Free body diagram with angled forces: worked example | AP Physics 1 | Khan Academy
So what we have depicted here, we have a block, and let's say that this block is completely stationary. It's being pushed up against this non-frictionless wall. So this wall does have friction with the block. It's being pushed by this force of magnitude F, and its direction makes an angle of theta with the horizontal.
What I want you to do is pause this video and construct a free body diagram for this block. Include the vertical and horizontal components of this force right over here, but also include other things. Include the force include the force of gravity acting on this block, include the force of friction acting on this block, and include the normal force of the wall acting on the block as well. Pause the video and try to have a go at it.
So before I even start to draw the free body diagram, let's break down this force into its vertical and horizontal components. The first thing, let me do its vertical component, so it would look like that, and its horizontal component would look like this.
And so what's the magnitude of the vertical component? Well, it is opposite this angle that we know. This is the angle that is theta, and so this is going to be the vertical component is going to be F sine of theta. We've seen that in previous videos, and it comes straight out of right triangle trigonometry. I encourage you to review that if this looks unfamiliar.
And the magnitude of the horizontal component, that is going to be F cosine theta. This side right over here is adjacent to the angle, so toa.
And now with that out of the way, we can draw our free body diagram. So let me draw that free body or let me draw that block, and I'm really just going to focus on the block only. We know a couple of things that are going on.
We know that we have this horizontal force F cosine theta, so let me draw that. So the magnitude there is F cosine theta. We know we have this vertical force F sine theta, so let me draw that. So this would be F, and that one's actually a little bit shorter. It's obviously not drawn perfectly to scale, but this would be F sine theta.
And now let's think about these characters right over here. We have the force of gravity, and so that's going to be acting downward. So it would look something like this. We have, and it would have magnitude F sub g. I'm not drawing the arrow now because I'm just talking about the magnitude of this vector here. I'm referring to the entire vector, I'm referring to its magnitude and direction.
Now what about the force of friction? Let's assume we're in a situation where the magnitude of the vertical component of this applied force F sine theta is less than the magnitude of the force of gravity. Well, in that situation, if there was no friction, the block would start accelerating downward because you would have a net force downward.
We haven't talked about the forces to the left and right yet, but as we mentioned, this thing is stationary, and the force of friction is going to act against the direction of motion. So in this situation, the force of friction will act upwards, and so we would have a force of friction just like that. Its magnitude would be F sub lower case f.
And then last but not least, what about the normal force? Well, if this block is not accelerating in any direction, that means that the normal force must perfectly counteract this force to the right, which is the horizontal component of this applied force. And so our normal force is going to go to the left, and it would look like this. So its magnitude is F sub capital N.

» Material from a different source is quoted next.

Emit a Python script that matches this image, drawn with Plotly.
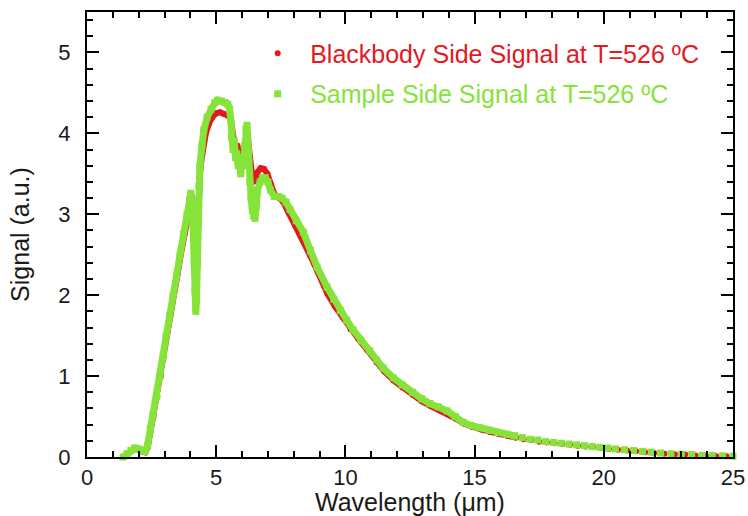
import plotly.graph_objects as go

# Blackbody-side spectrum (wavelength in um, signal in a.u.)
bb_wl = [1.40, 1.55, 1.70, 1.85, 2.00, 2.15, 2.25, 2.35, 2.45, 2.57, 2.72, 2.86, 2.98,
         3.10, 3.23, 3.36, 3.50, 3.63, 3.77, 3.91, 4.00, 4.06, 4.10, 4.14, 4.17, 4.20,
         4.23, 4.26, 4.29, 4.32, 4.36, 4.42, 4.50, 4.60, 4.72, 4.85, 5.00, 5.15, 5.30,
         5.45, 5.55, 5.62, 5.68, 5.75, 5.82, 5.90, 5.97, 6.03, 6.10, 6.18, 6.24, 6.30,
         6.36, 6.42, 6.50, 6.60, 6.72, 6.85, 6.98, 7.10, 7.25, 7.45, 7.60, 7.80, 8.05,
         8.35, 8.65, 8.95, 9.30, 9.60, 9.90, 10.20, 10.50, 10.85, 11.20, 11.50, 11.85,
         12.20, 12.60, 12.95, 13.30, 13.65, 14.00, 14.30, 14.60, 14.90, 15.25, 15.60,
         15.95, 16.30, 16.60,
         16.90, 17.20, 17.50, 17.80, 18.10, 18.40, 18.70, 19.00, 19.30, 19.60, 19.90,
         20.20, 20.55, 20.90, 21.25, 21.60, 21.95, 22.35, 22.75, 23.15, 23.55, 23.95,
         24.35, 24.75]
bb_sig = [0.00, 0.04, 0.07, 0.10, 0.09, 0.06, 0.06, 0.12, 0.30, 0.50, 0.75, 1.00, 1.25,
          1.50, 1.75, 2.00, 2.25, 2.50, 2.75, 3.00, 3.15, 3.22, 3.10, 2.85, 2.55, 2.30,
          2.25, 2.50, 2.85, 3.20, 3.45, 3.65, 3.85, 4.00, 4.12, 4.20, 4.25, 4.26, 4.24,
          4.22, 4.18, 4.05, 3.90, 3.80, 3.85, 3.72, 3.78, 3.68, 3.85, 3.98, 3.90, 3.70,
          3.50, 3.40, 3.42, 3.52, 3.57, 3.56, 3.50, 3.38, 3.25, 3.20, 3.15, 3.02, 2.86,
          2.70, 2.48, 2.27, 2.02, 1.86, 1.72, 1.58, 1.46, 1.32, 1.17, 1.06, 0.95,
          0.86, 0.77, 0.69, 0.63, 0.58, 0.53, 0.47, 0.41, 0.37, 0.34, 0.31,
          0.28, 0.26, 0.24,
          0.22, 0.21, 0.19, 0.18, 0.17, 0.16, 0.15, 0.14, 0.13, 0.12, 0.11,
          0.10, 0.09, 0.08, 0.07, 0.06, 0.05, 0.04, 0.035, 0.03, 0.02, 0.015,
          0.01, 0.01]

# Sample-side spectrum
sm_wl = [1.40, 1.55, 1.70, 1.85, 2.00, 2.15, 2.25, 2.35, 2.45, 2.55, 2.70, 2.83, 2.95,
         3.06, 3.20, 3.33, 3.47, 3.60, 3.73, 3.87, 3.97, 4.02, 4.08, 4.12, 4.15, 4.18,
         4.21, 4.24, 4.27, 4.30, 4.33, 4.37, 4.45, 4.52, 4.65, 4.80, 4.95, 5.05, 5.20,
         5.35, 5.45, 5.52, 5.57, 5.60, 5.65, 5.70, 5.75, 5.80, 5.85, 5.90, 5.95, 6.00,
         6.05, 6.10, 6.15, 6.19, 6.22, 6.25, 6.30, 6.35, 6.40, 6.45, 6.50, 6.55, 6.60,
         6.70, 6.80, 6.90, 7.00, 7.10, 7.25, 7.40, 7.55, 7.70, 7.86, 8.10, 8.37, 8.65,
         8.90, 9.29, 9.55, 9.80, 10.05, 10.30, 10.60, 10.95, 11.20, 11.46, 11.85, 12.20,
         12.60, 12.95, 13.27, 13.60, 13.93, 14.25, 14.55, 14.85, 15.20, 15.55, 15.90,
         16.25, 16.55,
         16.85, 17.15, 17.45, 17.75, 18.05, 18.35, 18.65, 18.95, 19.25, 19.55, 19.85,
         20.15, 20.45, 20.80, 21.15, 21.50, 21.85, 22.20, 22.60, 23.00, 23.40, 23.80,
         24.20, 24.60, 25.00]
sm_sig = [0.00, 0.04, 0.08, 0.11, 0.10, 0.07, 0.07, 0.15, 0.35, 0.52, 0.75, 1.00, 1.25,
          1.50, 1.75, 2.00, 2.25, 2.50, 2.75, 3.00, 3.18, 3.26, 3.10, 2.80, 2.40, 2.05,
          1.80, 1.95, 2.40, 2.90, 3.35, 3.60, 3.85, 4.04, 4.20, 4.30, 4.38, 4.41, 4.40,
          4.38, 4.36, 4.30, 4.15, 3.95, 3.80, 3.90, 3.70, 3.75, 3.60, 3.65, 3.50, 3.70,
          3.60, 3.85, 4.05, 4.10, 3.95, 3.70, 3.40, 3.20, 3.05, 2.98, 2.95, 3.10, 3.30,
          3.40, 3.45, 3.45, 3.40, 3.30, 3.22, 3.22, 3.20, 3.15, 3.06, 2.92, 2.78, 2.55,
          2.35, 2.10, 1.95, 1.81, 1.69, 1.57, 1.44, 1.31, 1.20, 1.10, 0.98, 0.89,
          0.80, 0.72, 0.66, 0.62, 0.57, 0.50, 0.43, 0.39, 0.36, 0.33, 0.30,
          0.28, 0.26,
          0.24, 0.22, 0.21, 0.19, 0.18, 0.17, 0.16, 0.15, 0.14, 0.13, 0.12,
          0.11, 0.10, 0.09, 0.08, 0.07, 0.06, 0.05, 0.04, 0.035, 0.03, 0.02,
          0.02, 0.015, 0.01]

x_ticks = [0, 5, 10, 15, 20, 25]
y_ticks = [0, 1, 2, 3, 4, 5]

RED = "#e2191e"
GREEN = "#86e33a"
FONT = "Liberation Sans, Arial, sans-serif"
TEXT = "#1a1a1a"
DENSE_LIMIT = 16.7  # beyond this the samples are spaced far enough to show apart


def add_series(fig, wl, sig, color, symbol, msize, lwidth, name):
    dense = [i for i, w in enumerate(wl) if w < DENSE_LIMIT]
    sparse = [i for i, w in enumerate(wl) if w >= DENSE_LIMIT - 0.4]
    fig.add_trace(go.Scatter(
        x=[wl[i] for i in dense], y=[sig[i] for i in dense],
        mode="lines+markers",
        line=dict(color=color, width=lwidth),
        marker=dict(color=color, symbol=symbol, size=msize),
        showlegend=False, legendgroup=name, cliponaxis=False,
        hoverinfo="x+y",
    ))
    fig.add_trace(go.Scatter(
        x=[wl[i] for i in sparse], y=[sig[i] for i in sparse],
        mode="markers",
        marker=dict(color=color, symbol=symbol, size=msize),
        name=f"\u2002<span style='color:{color}'>{name}</span>",
        legendgroup=name, cliponaxis=False,
        hoverinfo="x+y",
    ))


fig = go.Figure()
add_series(fig, bb_wl, bb_sig, RED, "circle", 6, 6,
           "Blackbody Side Signal at T=526 ºC")
add_series(fig, sm_wl, sm_sig, GREEN, "square", 7, 7,
           "Sample Side Signal at T=526 ºC")

axis_common = dict(
    showline=True, linecolor="black", linewidth=2, mirror="ticks",
    ticks="inside", ticklen=12, tickwidth=2, tickcolor="black",
    showgrid=False, zeroline=False, automargin=False,
    tickfont=dict(family=FONT, size=22, color=TEXT),
)

fig.update_layout(
    width=748, height=516,
    margin=dict(l=87, r=15, t=12, b=59),
    paper_bgcolor="white", plot_bgcolor="white",
    font=dict(family=FONT, size=22, color=TEXT),
    legend=dict(
        x=0.2642, y=0.9585, xanchor="left", yanchor="top",
        bgcolor="rgba(0,0,0,0)", borderwidth=0,
        font=dict(family=FONT, size=25),
        tracegroupgap=5,
    ),
    xaxis=dict(
        range=[0, 25], tickvals=x_ticks, ticktext=[str(v) for v in x_ticks],
        minor=dict(dtick=1, ticks="inside", ticklen=6, tickwidth=2, tickcolor="black"),
        title=dict(text="Wavelength (μm)", standoff=16,
                   font=dict(family=FONT, size=25, color=TEXT)),
        ticklabelstandoff=0,
        **axis_common,
    ),
    yaxis=dict(
        range=[0, 5.5], tickvals=y_ticks, ticktext=[str(v) for v in y_ticks],
        minor=dict(dtick=0.2, ticks="inside", ticklen=6, tickwidth=2, tickcolor="black"),
        title=dict(text="Signal (a.u.)", standoff=22,
                   font=dict(family=FONT, size=25, color=TEXT)),
        ticklabelstandoff=10,
        **axis_common,
    ),
)

fig.write_html("out.html")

So there you have it. We have drawn a free body diagram for this scenario right over here. If these two were equal, then you would have no force of friction or the force of friction would be zero; it would be nothing for it to be counteracting. These two would perfectly cancel out, and if the magnitude of the vertical component of the applied force were greater than the force of gravity without friction, it would start to accelerate upwards.
And so the force of friction would act against that motion. But let's just go with this scenario right over here and start to appreciate why free body diagrams are so useful because we can start to set up equations that relate these magnitudes.
We could say, look, if this box is not accelerating in any way, if there's zero net forces in the horizontal and the vertical directions, well then we could say that F sub n completely counteracts F times cosine of theta. So we could say F sub n is equal to F cosine theta.
And we could also say that F sine theta plus the magnitude of the force of friction plus the magnitude of the force of friction, that these would completely counteract the magnitude of the force of gravity because it's going in the opposite direction. So these would be equal to F sub g.
And so once you set up equations like this, if you know all but one of these variables, you can figure out the other ones, which is very useful in physics.